Both penalty terms for L1 and L2 regularization are controlled by the model hyperparameter lambda (λ), which determines the tradeoffs between bias and variance in coefficients.
Lasso regression can reduce coefficient values to zero, enabling feature selection and removal. This aspect also allows lasso regression to handle some multicollinearity (high correlations among features) in a data set without affecting interpretability. However, lasso regression isn’t suitable for high multicollinearity — if there are highly-correlated covariates present, L1 regularization will randomly remove one of the features from the model.
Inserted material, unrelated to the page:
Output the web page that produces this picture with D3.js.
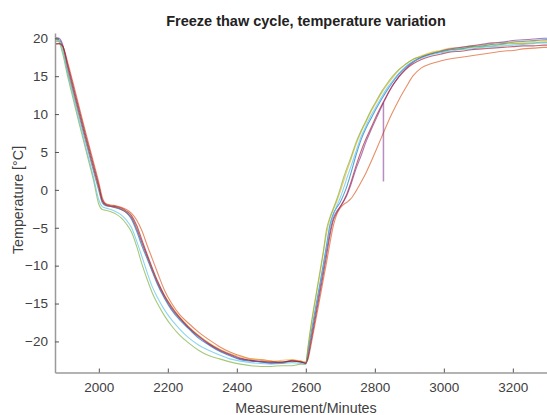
<!DOCTYPE html>
<html>
<head>
<meta charset="utf-8">
<script src="https://cdn.jsdelivr.net/npm/d3@7"></script>
<style>
  html, body { margin: 0; padding: 0; background: #fff; }
  svg { display: block; font-family: "Liberation Sans", Arial, Helvetica, sans-serif; }
</style>
</head>
<body>
<div id="chart"></div>
<script>
// sampling times (minutes) shared by all probes
const minutes = [1874, 1885, 1895, 1910, 1925, 1940, 1955, 1970, 1985, 2000,
  2010, 2020, 2035, 2050, 2065, 2080, 2095, 2110, 2125, 2140,
  2155, 2170, 2190, 2210, 2235, 2260, 2290, 2320, 2350, 2380,
  2410, 2440, 2470, 2500, 2530, 2560, 2585, 2600, 2606, 2612,
  2620, 2630, 2640, 2650, 2660, 2670, 2680, 2690, 2700, 2710,
  2720, 2730, 2745, 2760, 2775, 2790, 2805, 2820, 2835, 2850,
  2870, 2890, 2910, 2935, 2960, 2990, 3020, 3050, 3080, 3110,
  3140, 3170, 3200, 3230, 3260, 3290, 3310];

const tempBlue = [19.9, 19.8, 18.9, 15.7, 13.0, 10.3, 7.6, 5.0, 2.4, -0.1,
  -1.7, -2.1, -2.2, -2.4, -2.6, -3.0, -3.9, -5.5, -7.4, -9.1,
  -10.8, -12.5, -14.3, -15.8, -17.2, -18.3, -19.6, -20.5, -21.3, -21.9,
  -22.4, -22.6, -22.7, -22.9, -22.8, -22.5, -22.7, -22.9, -21.4, -19.8,
  -17.7, -15.1, -12.6, -10.0, -7.3, -4.6, -3.1, -2.3, -1.6, -0.6,
  0.6, 2.1, 4.5, 6.6, 8.2, 9.5, 10.8, 12.0, 13.1, 14.1,
  15.3, 16.2, 16.9, 17.5, 17.9, 18.2, 18.5, 18.6, 18.9, 19.0,
  19.2, 19.3, 19.5, 19.6, 19.7, 19.8, 19.9];

const tempOrange = [19.2, 19.3, 19.0, 16.8, 14.2, 11.5, 8.8, 6.2, 3.6, 1.0,
  -1.0, -1.8, -2.0, -2.1, -2.3, -2.6, -3.1, -4.0, -5.4, -7.3,
  -9.1, -10.9, -13.2, -14.9, -16.5, -17.6, -18.8, -19.8, -20.7, -21.4,
  -21.9, -22.3, -22.4, -22.6, -22.9, -22.5, -22.6, -22.8, -22.4, -21.2,
  -19.3, -16.9, -14.5, -12.0, -9.6, -7.0, -4.7, -3.2, -2.4, -1.9,
  -1.6, -1.2, -0.2, 1.0, 2.3, 3.8, 5.4, 7.0, 8.6, 10.1,
  11.9, 13.5, 15.0, 16.1, 16.6, 17.0, 17.3, 17.5, 17.7, 17.9,
  18.1, 18.3, 18.4, 18.6, 18.7, 18.8, 18.8];

const tempYellow = [19.7, 19.6, 18.7, 15.8, 13.1, 10.4, 7.8, 5.2, 2.6, 0.1,
  -1.5, -2.0, -2.2, -2.3, -2.5, -2.9, -3.6, -5.0, -6.9, -8.7,
  -10.5, -12.1, -13.9, -15.3, -16.8, -18.0, -19.2, -20.2, -21.0, -21.6,
  -22.0, -22.3, -22.4, -22.6, -22.5, -22.4, -22.6, -22.7, -21.0, -19.0,
  -16.7, -14.0, -11.4, -8.6, -5.8, -3.8, -2.6, -1.5, -0.2, 1.2,
  2.6, 3.9, 5.9, 7.6, 9.0, 10.4, 11.6, 12.8, 13.8, 14.7,
  15.8, 16.6, 17.2, 17.7, 18.1, 18.4, 18.7, 18.8, 19.0, 19.1,
  19.3, 19.4, 19.5, 19.5, 19.6, 19.7, 19.7];

const tempPurple = [20.1, 20.0, 19.2, 16.2, 13.4, 10.7, 8.0, 5.4, 2.8, 0.3,
  -1.5, -2.0, -2.2, -2.3, -2.6, -3.0, -3.7, -5.2, -7.0, -8.8,
  -10.6, -12.3, -14.1, -15.6, -17.0, -18.2, -19.4, -20.4, -21.2, -21.8,
  -22.3, -22.5, -22.7, -22.8, -22.8, -22.6, -22.7, -22.9, -21.8, -20.2,
  -18.2, -15.7, -13.2, -10.7, -8.0, -5.5, -3.7, -2.8, -2.2, -1.5,
  -0.6, 0.6, 2.7, 4.5, 6.4, 8.0, 9.5, 11.0, 12.4, 13.6,
  15.0, 16.0, 16.8, 17.5, 17.9, 18.3, 18.6, 18.8, 19.0, 19.2,
  19.4, 19.5, 19.7, 19.8, 19.9, 20.0, 20.0];

const tempGreen = [20.0, 19.5, 18.0, 14.9, 12.1, 9.3, 6.6, 3.9, 1.2, -1.9,
  -2.6, -2.7, -2.9, -3.2, -3.7, -4.5, -5.6, -7.5, -9.8, -11.8,
  -13.6, -15.0, -16.6, -17.9, -19.2, -20.2, -21.2, -21.9, -22.3, -22.7,
  -23.0, -23.2, -23.3, -23.3, -23.2, -23.2, -23.0, -23.0, -20.8, -18.8,
  -16.4, -13.7, -11.0, -8.3, -5.2, -3.6, -2.4, -1.2, 0.2, 1.7,
  3.0, 4.2, 6.2, 7.8, 9.2, 10.6, 11.8, 13.0, 14.0, 14.9,
  15.9, 16.6, 17.2, 17.6, 18.0, 18.3, 18.5, 18.6, 18.8, 18.9,
  19.0, 19.2, 19.3, 19.3, 19.4, 19.5, 19.5];

const tempCyan = [19.6, 19.6, 18.4, 15.3, 12.5, 9.7, 7.0, 4.3, 1.6, -1.3,
  -2.2, -2.4, -2.6, -2.9, -3.3, -4.0, -5.0, -6.8, -8.8, -10.9,
  -12.8, -14.2, -15.8, -17.1, -18.4, -19.5, -20.5, -21.2, -21.8, -22.3,
  -22.6, -22.8, -22.9, -23.0, -22.9, -22.8, -22.9, -23.0, -21.8, -20.0,
  -17.8, -15.3, -12.8, -10.2, -7.6, -4.9, -3.3, -2.1, -1.0, 0.3,
  1.7, 3.0, 5.0, 7.0, 8.5, 9.9, 11.1, 12.3, 13.4, 14.3,
  15.4, 16.3, 16.9, 17.4, 17.8, 18.1, 18.3, 18.5, 18.6, 18.8,
  18.9, 19.0, 19.1, 19.2, 19.3, 19.4, 19.4];

const tempRed = [19.3, 19.3, 19.0, 16.5, 13.8, 11.1, 8.4, 5.8, 3.2, 0.6,
  -1.3, -1.9, -2.1, -2.2, -2.4, -2.8, -3.4, -4.7, -6.6, -8.5,
  -10.3, -12.0, -13.9, -15.4, -16.9, -18.1, -19.3, -20.3, -21.1, -21.7,
  -22.2, -22.5, -22.6, -22.7, -22.7, -22.6, -22.7, -22.9, -22.2, -20.8,
  -18.8, -16.3, -13.8, -11.3, -8.7, -6.0, -4.0, -3.0, -2.2, -1.4,
  -0.4, 0.9, 3.1, 5.1, 6.8, 8.3, 9.8, 11.2, 12.5, 13.7,
  14.9, 15.9, 16.6, 17.2, 17.6, 17.9, 18.2, 18.3, 18.5, 18.6,
  18.7, 18.8, 18.9, 19.0, 19.0, 19.1, 19.1];

// single bad reading on the purple probe
const spikeMinutes = [2825, 2825];
const spikeTemps = [11.5, 1.1];

const xTicks = [2000, 2200, 2400, 2600, 2800, 3000, 3200];
const yTicks = [-20, -15, -10, -5, 0, 5, 10, 15, 20];

const series = [
  { values: tempBlue, color: '#0072BD' },
  { values: tempOrange, color: '#D95319' },
  { values: tempYellow, color: '#EDB120' },
  { values: tempPurple, color: '#7E2F8E' },
  { values: tempGreen, color: '#77AC30' },
  { values: tempCyan, color: '#4DBEEE' },
  { values: tempRed, color: '#A2142F' },
];

const width = 547, height = 415;
const margin = { left: 55, right: 557, top: 33, bottom: 372.5 };

const svg = d3.select('#chart').append('svg')
  .attr('width', width)
  .attr('height', height);

const x = d3.scaleLinear().domain([1873, 3328]).range([margin.left, margin.right]);
const y = d3.scaleLinear().domain([-24.1, 20.7]).range([margin.bottom, margin.top]);

svg.append('defs').append('clipPath').attr('id', 'plot')
  .append('rect')
  .attr('x', margin.left).attr('y', margin.top)
  .attr('width', margin.right - margin.left).attr('height', margin.bottom - margin.top);

const line = d3.line()
  .x(d => x(d[0]))
  .y(d => y(d[1]))
  .curve(d3.curveMonotoneX);

const lines = svg.append('g').attr('clip-path', 'url(#plot)');

series.forEach(s => {
  lines.append('path')
    .datum(minutes.map((m, i) => [m, s.values[i]]))
    .attr('fill', 'none')
    .attr('stroke', s.color)
    .attr('stroke-width', 1.1)
    .attr('stroke-opacity', 0.65)
    .attr('d', line);
});

lines.append('path')
  .datum(spikeMinutes.map((m, i) => [m, spikeTemps[i]]))
  .attr('fill', 'none')
  .attr('stroke', '#7E2F8E')
  .attr('stroke-width', 1.5)
  .attr('stroke-opacity', 0.55)
  .attr('d', d3.line().x(d => x(d[0])).y(d => y(d[1])));

// axes, MATLAB style: ticks point inward
const xAxis = svg.append('g')
  .attr('transform', `translate(0,${margin.bottom})`)
  .call(d3.axisBottom(x).tickValues(xTicks).tickSizeInner(-4).tickSizeOuter(0).tickPadding(10).tickFormat(d3.format('d')));

const yAxis = svg.append('g')
  .attr('transform', `translate(${margin.left},0)`)
  .call(d3.axisLeft(y).tickValues(yTicks).tickSizeInner(-4).tickSizeOuter(0).tickPadding(7));

[xAxis, yAxis].forEach(g => {
  g.select('.domain').attr('stroke', '#9a9a9a').attr('stroke-width', 1.5);
  g.selectAll('.tick line').attr('stroke', '#555');
  g.selectAll('.tick text')
    .attr('fill', '#404040')
    .style('font-size', '13.5px')
    .style('font-family', '"Liberation Sans", Arial, sans-serif');
});

svg.append('text')
  .attr('x', 306).attr('y', 26)
  .attr('text-anchor', 'middle')
  .attr('font-weight', 'bold')
  .attr('font-size', 14.5)
  .attr('fill', '#222')
  .text('Freeze thaw cycle, temperature variation');

svg.append('text')
  .attr('x', 306).attr('y', 413)
  .attr('text-anchor', 'middle')
  .attr('font-size', 14.3)
  .attr('fill', '#404040')
  .text('Measurement/Minutes');

svg.append('text')
  .attr('transform', 'translate(23,200) rotate(-90)')
  .attr('text-anchor', 'middle')
  .attr('font-size', 14.3)
  .attr('fill', '#404040')
  .text('Temperature [°C]');
</script>
</body>
</html>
Although it’s used to resolve overfitting, L1 regularization can actually cause model underfitting based on the lambda value. If lambda is zero, then regularization is disabled. Here, we’ll get back ordinary least squares (OLS) whereas a very large value will make coefficients zero. This means the model will become underfit.
L2 Regularization: Ridge Regression
L2 regularization, or ridge regression, is a regularization method that penalizes high-value coefficients in a machine learning model similarly to L1 regularization — though with a different penalty term. L2 regularization adds the squared sum of coefficients (or the “squared magnitude” of the coefficient) as the penalty term to the model’s SSE loss function.
Unlike L1 regularization, L2 regularization can reduce coefficient values toward zero but never exactly to zero. This also means that L2 regularization cannot perform feature selection.
The highlighted part below represents the L2 regularization element.
If model interpretability isn’t a concern, L2 regularization can effectively handle multicollinearity in a data set. Since ridge regression reduces coefficients close to zero, this helps to distribute the effects of correlated variables evenly across various features.
Again, if lambda is zero then you can imagine we get back OLS. However, if lambda is very large then it will add too much weight and lead to underfitting. Having said that, how we choose lambda is important. This technique works very well to avoid overfitting issues.
When to Use L1 vs. L2 Regularization
The key difference between L1 and L2 regularization techniques is that lasso regression shrinks the less important feature’s coefficient to zero, removing some features altogether. In other words, L1 regularization works well for feature selection in case we have a huge number of features.
Traditional methods like cross-validation and stepwise regression to perform feature selection and handle overfitting work well with a small set of features, but L1 and L2 regularization methods are a great alternative when you’re dealing with a large set of features.
Frequently Asked Questions
What is the L2 regularization?
L2 regularization, or ridge regression, is a machine learning regularization technique used to reduce overfitting in a machine learning model. L2 regularization’s penalty term is the squared sum of coefficients, and applies this into the model’s sum of squared errors (SSE) loss function to mitigate overfitting. L2 regularization can reduce coefficient values and feature weights toward zero (but never exactly to zero), so it cannot perform feature selection like L1 regularization.
Should I use L1 or L2 regularization?
L1 regularization is most effective for enabling feature selection and maintaining model interpretability, while L2 regularization is effective for handling multicollinearity and prioritizing model accuracy and stability.
How does L2 regularization prevent overfitting?
Both L2 regularization and L1 regularization prevent overfitting in machine learning models by applying penalty weights on values. This prevents models from putting too much importance on specific features, which encourages a more balanced weight distribution across all features and a generalized, less complex model.
What is the difference between L1 and L2 norm?
The L1 regularization norm is calculated as the sum of absolute values of the vector. The L2 regularization norm is calculated as the square root of the sum of the squared vector values.